Our invention relates to high voltage terminations and, more particularly, to an improved terminal and bushing construction for certain high voltage power supplies.
Electrical power supply apparatus produce electrical voltages on the order of 10-15 kilo volts at power levels of 5-25 watts for supplying the high voltage electrical requirements of electronic equipment, such as photostatic copiers and electrostatic air cleaners. Typically, the electrical circuitry of the power supply apparatus, which raises the ordinary line voltages, such as 120 volts, 60 cycle AC, to the aforementioned voltage levels, is encased in a metal housing or "can" and any voids within the housing cavity are filled with a "potting" material, such as electrical grade pitch, which serves to exclude moisture and conduct heat from the encased circuitry to the housing walls. The high voltage output of the encased circuitry is coupled by an electrical lead to an elongated electrical terminal or electrode, as variously termed. The electrode physically extends through a housing wall supported and insulated by an electrical insulator, often referred to as a high voltage bushing or, simply, bushing. The high voltage for application to the electronic equipment is taken by connection to that electrode.

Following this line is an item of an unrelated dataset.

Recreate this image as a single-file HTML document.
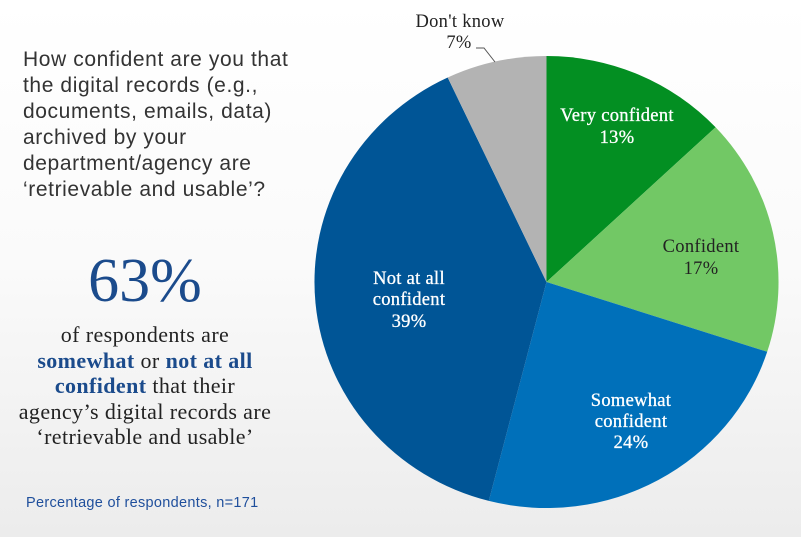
<!DOCTYPE html>
<html><head><meta charset="utf-8"><style>
html,body{margin:0;padding:0}
body{width:801px;height:537px;overflow:hidden;background:linear-gradient(#fff 0%,#fafafa 50%,#ececec 100%);position:relative;font-family:"Liberation Sans",sans-serif}
.q{position:absolute;left:23px;top:47px;font-size:21px;line-height:26px;color:#333;letter-spacing:0.6px;white-space:nowrap}
.big{position:absolute;left:0;width:290px;text-align:center;top:246px;font-family:"Liberation Serif",serif;font-size:62px;line-height:70px;color:#1b4b8c}
.sub{position:absolute;left:0;width:290px;text-align:center;top:322px;font-family:"Liberation Serif",serif;font-size:22px;line-height:25.5px;color:#222;letter-spacing:0.4px;white-space:nowrap}
.sub b{color:#1b4b8c}
.fn{position:absolute;left:26px;top:495px;font-size:14.5px;color:#1f4f9c;letter-spacing:0.3px}
</style></head><body>
<div class="q">How confident are you that<br>the digital records (e.g.,<br>documents, emails, data)<br>archived by your<br>department/agency are<br>‘retrievable and usable’?</div>
<div class="big">63%</div>
<div class="sub">of respondents are<br><b>somewhat</b> or <b>not at all</b><br><b>confident</b> that their<br>agency’s digital records are<br>‘retrievable and usable’</div>
<div class="fn">Percentage of respondents, n=171</div>
<svg width="801" height="537" style="position:absolute;left:0;top:0" font-family="Liberation Serif, serif" font-size="18.5" text-anchor="middle" letter-spacing="0.3">
<path d="M546.5,282 L546.5,56 A232,226 0 0 1 715.6,127.3Z" fill="#038f22"/>
<path d="M546.5,282 L715.6,127.3 A232,226 0 0 1 767.2,351.8Z" fill="#72c865"/>
<path d="M546.5,282 L767.2,351.8 A232,226 0 0 1 488.8,500.9Z" fill="#0070ba"/>
<path d="M546.5,282 L488.8,500.9 A232,226 0 0 1 447.7,77.5Z" fill="#005596"/>
<path d="M546.5,282 L447.7,77.5 A232,226 0 0 1 546.5,56Z" fill="#b3b3b3"/>
<polyline points="476,48 484,48 495,62" fill="none" stroke="#555" stroke-width="1"/>
<g fill="#222"><text x="460" y="27">Don't know</text><text x="459" y="48">7%</text>
<text x="701" y="252">Confident</text><text x="701" y="274">17%</text></g>
<g fill="#fff" stroke="#fff" stroke-width="0.3"><text x="617" y="121">Very confident</text><text x="617" y="143">13%</text>
<text x="631" y="406">Somewhat</text><text x="631" y="427">confident</text><text x="631" y="448">24%</text>
<text x="409" y="284">Not at all</text><text x="409" y="305">confident</text><text x="409" y="327">39%</text></g>
</svg>
</body></html>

The electrical insulator and electrode construction of typical power supply units with which we are familiar is either a unitary structure in which the electrode is molded within the insulator or one which becomes a unitary structure once the electrode is encased in the insulating bushing in a subsequent assembly operation. With either type, rubber glands or rubber washers are incorporated to serve as a moisture barrier at the interface between the electrode-bushing assembly and the encased electrical circuitry. Additionally, the insulator bushing typically is of a coated porcelain, ceramic or glass material which, possessing a higher electric strength than air, prevents current leakage or discharge between the electrode and the metal enclosure which is usually at ground potential.
Occasionally, a glass bushing breaks or cracks and its ability to maintain a high degree of electrical insulation between the electrode and the housing is thereby substantially reduced. And in the case of a coated porcelain bushing, minute pinholes in the glazed coating may allow moisture absorption, thus rendering the insulator useless and requires replacement. Inasmuch as the bottom side of the insulator and electrode are located within and effectively bonds to hardened potting material in those units with which we are familiar, replacement of the high-voltage bushing and reconditioning of the power supply unit at the factory is difficult and repair of those units in the field is almost impossible from an economic standpoint. There exist also, structural arrangements which incorporate a metal-to-metal seal, such as solder, at the interface of the housing and bushing or of the electrode and the bushing or of both kinds which makes bushing replacement even less practical than in the preceding example.
The principal purpose of our invention is to provide a novel construction for such high voltage power supply units that allows quick, easy and effective field replacement of the high voltage bushing. A related purpose of the invention is to ensure that the bushing does not effectively bond to the potting material.